** Exercise objective **
Where a line below holds the string "code", copy that line.

········

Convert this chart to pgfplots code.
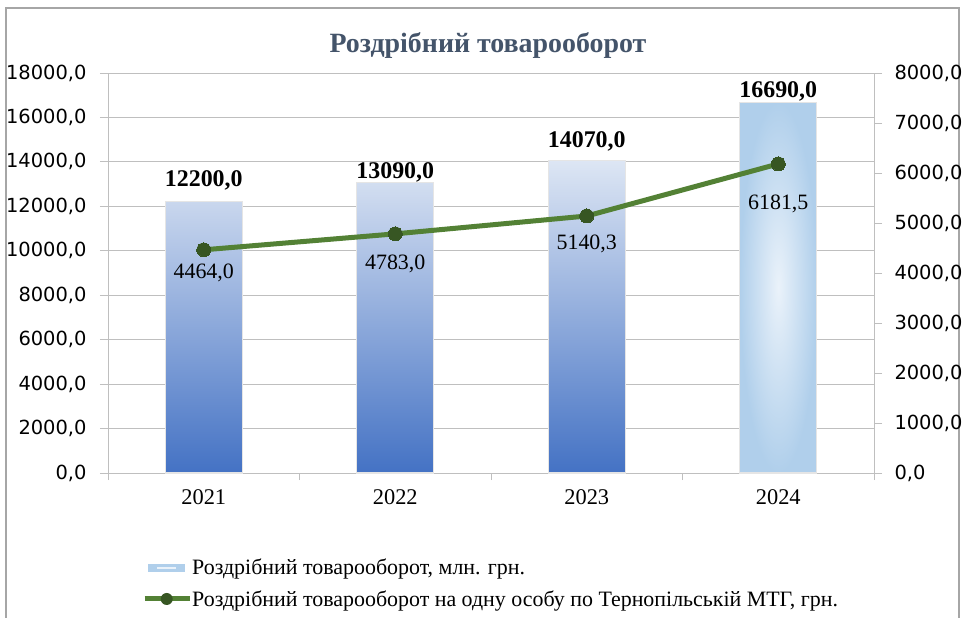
\documentclass[border=0pt]{standalone}
\usepackage{pgfplots}
\pgfplotsset{compat=1.18}
\usepackage{pgfplotstable}
\usepackage{fontspec}
\setmainfont{Liberation Serif}
\newfontfamily\dejavu{DejaVu Sans}
\definecolor{barbot}{HTML}{4472C4}
\definecolor{bartop}{HTML}{DDE6F4}
\definecolor{cin}{HTML}{EAF2FA}
\definecolor{cout}{HTML}{B0CFEB}
\definecolor{greenline}{HTML}{538135}
\definecolor{darkgreen}{HTML}{375623}
\definecolor{gridgray}{HTML}{BFBFBF}
\definecolor{framegray}{HTML}{A6A6A6}
\definecolor{titlecol}{HTML}{44546A}

\pgfplotstableread{
x y off
0 12200 22
1 13090 10
2 14070 19
}\barsA
\pgfplotstableread{
x y off
3 16690 11
}\barsB
\pgfplotstableread{
x y off
0 4464 23
1 4783 30
2 5140.3 28
3 6181.5 40
}\linedata

\pgfplotsset{
  common/.style={
    scale only axis, width=766bp, height=400bp,
    at={(108bp,-473bp)}, anchor=south west,
    xmin=-0.5, xmax=3.5, ymin=0, clip=false,
    scaled y ticks=false,
    /pgf/number format/fixed,
    /pgf/number format/fixed zerofill,
    /pgf/number format/precision=1,
    /pgf/number format/use comma,
    /pgf/number format/1000 sep={},
    /pgf/number format/assume math mode=true,
    tick align=outside,
    major tick length=8bp,
    minor tick length=7bp,
    axis line style={draw=gridgray, line width=1bp, -},
    tick style={draw=gridgray, line width=1bp},
    yticklabel style={font=\dejavu\fontsize{19.5}{20}\selectfont},
  },
}

\begin{document}
\begin{tikzpicture}
\useasboundingbox (0,0) rectangle (965bp,-618bp);
\draw[framegray, line width=1.2bp] (6bp,-640bp) -- (6bp,-8bp) -- (959bp,-8bp) -- (959bp,-640bp);
\node[font=\bfseries\fontsize{28}{30}\selectfont, text=titlecol, anchor=base] at (488bp,-52bp) {Роздрібний товарооборот};

\begin{axis}[common,
  ymax=18000, ytick distance=2000,
  axis x line*=bottom, axis y line*=left,
  ymajorgrids, grid style={draw=gridgray, line width=1bp},
  xtick={0,1,2,3}, xticklabels={2021,2022,2023,2024},
  major x tick style={draw=none},
  minor xtick={-0.5,0.5,1.5,2.5,3.5},
  yticklabel style={xshift=-10bp},
  xticklabel style={font=\fontsize{22.5}{24}\selectfont, yshift=-5bp},
  legend style={at={(0.0444,-0.215)}, anchor=north west, draw=none, fill=none,
    inner sep=0pt, font=\fontsize{22}{22}\selectfont, row sep=14bp,
    nodes={inner sep=0pt},
    /tikz/every even column/.append style={column sep=0pt}},
  legend cell align=left,
]
\addplot[ybar, bar width=77bp, bar shift=0pt, draw=black!10, line width=1.2bp, forget plot,
  top color=bartop, bottom color=barbot,
  nodes near coords, point meta=y,
  visualization depends on={\thisrow{off}\as\off},
  every node near coord/.append style={text=black, font=\bfseries\fontsize{24}{24}\selectfont, anchor=center, yshift=\off},
] table[x=x,y=y] {\barsA};
\addplot[ybar, bar width=77bp, bar shift=0pt, draw=black!10, line width=1.2bp, forget plot,
  inner color=cin, outer color=cout,
  nodes near coords, point meta=y,
  visualization depends on={\thisrow{off}\as\off},
  every node near coord/.append style={text=black, font=\bfseries\fontsize{24}{24}\selectfont, anchor=center, yshift=\off},
] table[x=x,y=y] {\barsB};
\addlegendimage{legend image code/.code={\path[draw=none] (0bp,0bp) -- (45bp,0bp); \fill[cout, draw=none] (3bp,-4bp) rectangle (40bp,4bp); \fill[cin, draw=none] (12bp,-1.2bp) rectangle (31bp,1.2bp);}}
\addlegendentry{Роздрібний товарооборот, млн. грн.}
\addlegendimage{legend image code/.code={\draw[greenline, line width=5bp] (0bp,0bp) -- (45bp,0bp); \fill[darkgreen, draw=none] (22bp,0bp) circle (6bp);}}
\addlegendentry{Роздрібний товарооборот на одну особу по Тернопільській МТГ, грн.}
\end{axis}

\begin{axis}[common,
  ymax=8000, ytick distance=1000,
  axis y line*=right, axis x line=none,
  yticklabel style={xshift=9bp},
]
\addplot[color=greenline, line width=5bp, mark=*, mark size=7bp,
  mark options={fill=darkgreen, draw=darkgreen, line width=0pt},
  nodes near coords, point meta=y,
  visualization depends on={\thisrow{off}\as\off},
  every node near coord/.append style={text=black, font=\fontsize{22}{22}\selectfont, anchor=center, yshift=-\off},
] table[x=x,y=y] {\linedata};
\end{axis}
\end{tikzpicture}
\end{document}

········

** Finished answer **
Convert this chart to pgfplots code.
\addlegendimage{legend image code/.code={\path[draw=none] (0bp,0bp) -- (45bp,0bp); \fill[cout, draw=none] (3bp,-4bp) rectangle (40bp,4bp); \fill[cin, draw=none] (12bp,-1.2bp) rectangle (31bp,1.2bp);}}
\addlegendimage{legend image code/.code={\draw[greenline, line width=5bp] (0bp,0bp) -- (45bp,0bp); \fill[darkgreen, draw=none] (22bp,0bp) circle (6bp);}}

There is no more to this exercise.